Repeat, exactly and only, the lines from the beginning of the data through the line with "(o2) at (402,368)". Pictures are left out.

• GIVEN INFORMATION
**********
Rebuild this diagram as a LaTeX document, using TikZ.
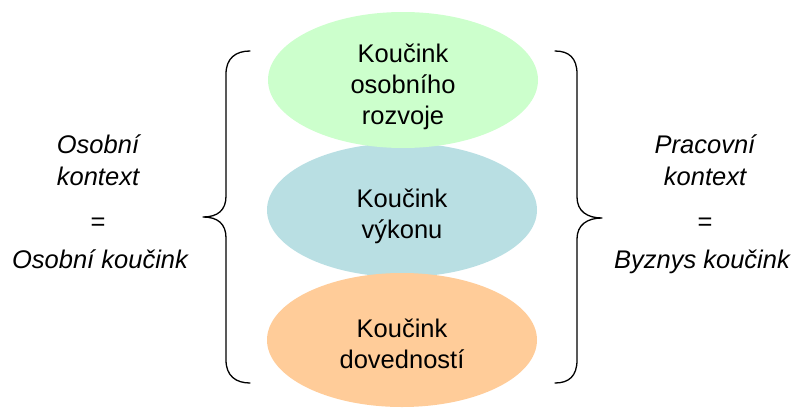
\documentclass[tikz,border=0pt]{standalone}
\usepackage{fontspec}
\setmainfont{Liberation Sans}
\definecolor{growgreen}{RGB}{204,255,204}
\definecolor{perfblue}{RGB}{185,223,227}
\definecolor{skillorange}{RGB}{255,204,153}
\begin{document}
\begin{tikzpicture}[x=1pt,y=-1pt,
  blob/.style={ellipse, minimum width=270pt, minimum height=134pt, inner sep=0pt},
  lbl/.style={anchor=base, inner sep=0pt, font=\fontsize{25.5}{30}\selectfont},
  side/.style={anchor=base, inner sep=0pt, font=\fontsize{25.5}{30}\selectfont\itshape},
  brace/.style={line width=1.3pt, line cap=round, line join=round}]
\useasboundingbox (0,0) rectangle (800,407);

% three coaching areas, the middle one underneath the other two
\fill[perfblue] (402,210) ellipse [x radius=135, y radius=67];
\fill[growgreen] (403,80) ellipse [x radius=135, y radius=68];
\fill[skillorange] (402,340) ellipse [x radius=135, y radius=67];
\coordinate (g) at (403,80);
\coordinate (b) at (402,210);
\coordinate (o) at (402,340);

\node[lbl] (g1) at (403,62) {Koučink};
\node[lbl] (g2) at (403,93) {osobního};
\node[lbl] (g3) at (403,124) {rozvoje};
\node[lbl] (b1) at (402,207) {Koučink};
\node[lbl] (b2) at (402,238) {výkonu};
\node[lbl] (o1) at (402,337) {Koučink};
\node[lbl] (o2) at (402,368) {dovedností};

% curly braces on both sides
\coordinate (lt) at (250,51);
\coordinate (lb) at (250,383);
\coordinate (ltip) at (203,217);
\draw[brace] (lt) .. controls (236,51) and (226,58) .. (226,74) -- (226,196)
  .. controls (226,210) and (218,217) .. (ltip)
  .. controls (218,217) and (226,224) .. (226,238) -- (226,360)
  .. controls (226,376) and (236,383) .. (lb);
\coordinate (rt) at (555,51);
\coordinate (rb) at (555,383);
\coordinate (rtip) at (602,218);
\draw[brace] (rt) .. controls (569,51) and (577,58) .. (577,74) -- (577,197)
  .. controls (577,211) and (587,218) .. (rtip)
  .. controls (587,218) and (577,225) .. (577,239) -- (577,360)
  .. controls (577,376) and (569,383) .. (rb);

% personal context (left)
\node[side] (l1) at (98,153) {Osobní};
\node[side] (l2) at (98,185) {kontext};
\node[lbl] (l3) at (98,230) {=};
\node[side] (l4) at (100,268) {Osobní koučink};

% work context (right)
\node[side] (r1) at (705,153) {Pracovní};
\node[side] (r2) at (705,185) {kontext};
\node[lbl] (r3) at (705,230) {=};
\node[side] (r4) at (702,268) {Byznys koučink};
\end{tikzpicture}
\end{document}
**********
• SOLUTION TO THIS EXERCISE
Rebuild this diagram as a LaTeX document, using TikZ.
\documentclass[tikz,border=0pt]{standalone}
\usepackage{fontspec}
\setmainfont{Liberation Sans}
\definecolor{growgreen}{RGB}{204,255,204}
\definecolor{perfblue}{RGB}{185,223,227}
\definecolor{skillorange}{RGB}{255,204,153}
\begin{document}
\begin{tikzpicture}[x=1pt,y=-1pt,
  blob/.style={ellipse, minimum width=270pt, minimum height=134pt, inner sep=0pt},
  lbl/.style={anchor=base, inner sep=0pt, font=\fontsize{25.5}{30}\selectfont},
  side/.style={anchor=base, inner sep=0pt, font=\fontsize{25.5}{30}\selectfont\itshape},
  brace/.style={line width=1.3pt, line cap=round, line join=round}]
\useasboundingbox (0,0) rectangle (800,407);

% three coaching areas, the middle one underneath the other two
\fill[perfblue] (402,210) ellipse [x radius=135, y radius=67];
\fill[growgreen] (403,80) ellipse [x radius=135, y radius=68];
\fill[skillorange] (402,340) ellipse [x radius=135, y radius=67];
\coordinate (g) at (403,80);
\coordinate (b) at (402,210);
\coordinate (o) at (402,340);

\node[lbl] (g1) at (403,62) {Koučink};
\node[lbl] (g2) at (403,93) {osobního};
\node[lbl] (g3) at (403,124) {rozvoje};
\node[lbl] (b1) at (402,207) {Koučink};
\node[lbl] (b2) at (402,238) {výkonu};
\node[lbl] (o1) at (402,337) {Koučink};
\node[lbl] (o2) at (402,368) {dovedností};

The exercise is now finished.